Sectoral application

The OECD Guidance was originally developed with a focus on the so-called 3TG minerals — tin, tantalum, tungsten, and gold — in response to widespread documentation of conflict financing through these minerals in the eastern Democratic Republic of Congo and adjacent regions during the 2000s. The Dodd-Frank Act of 2010 in the United States, which preceded the OECD Guidance and to which the Guidance was partly a response, mandated supply-chain due-diligence reporting for U.S. publicly listed companies sourcing 3TG minerals.

The framework has since been adopted and adapted for other minerals, including coloured gemstones (notably ruby, sapphire, and emerald), industrial minerals, and certain rare earths. The Responsible Jewellery Council's Code of Practices and Chain-of-Custody standards both reference the OECD Guidance, and most major luxury and jewellery brands now require their suppliers to demonstrate alignment with OECD principles.

Practical implementation in jewellery

For jewellery brands and retailers, OECD-aligned due diligence typically involves a combination of supplier risk assessments, contractual requirements for supplier compliance, audits of high-risk suppliers, and public reporting on due-diligence outcomes. Major audit programmes — the Responsible Minerals Assurance Process (RMAP), Fairmined and Fairtrade gold certifications, and various RJC certifications — provide third-party verification of supplier compliance, simplifying brand-level due diligence.

Smaller jewellers and retailers face challenges in implementing full OECD due diligence given limited supply-chain visibility and bargaining power. Industry initiatives provide tiered approaches that allow smaller participants to engage with the framework through traceable-source programmes, certified suppliers, and public commitments.

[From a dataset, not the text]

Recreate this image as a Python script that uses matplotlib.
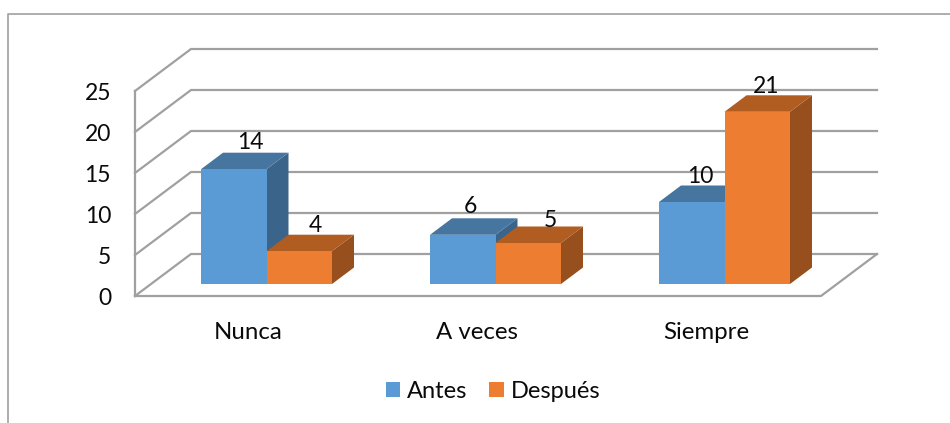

Position in the regulatory landscape

The OECD Guidance is voluntary at the OECD level, but it has been incorporated into binding regulations in several jurisdictions. The EU Conflict Minerals Regulation (2017, in force 2021) requires Union importers of 3TG minerals to perform due diligence consistent with the OECD framework. U.S. Dodd-Frank Section 1502 obligates publicly listed companies to file Conflict Minerals Reports referencing OECD-aligned methodology. The UK, Canada, and several Asian jurisdictions have parallel or complementary requirements.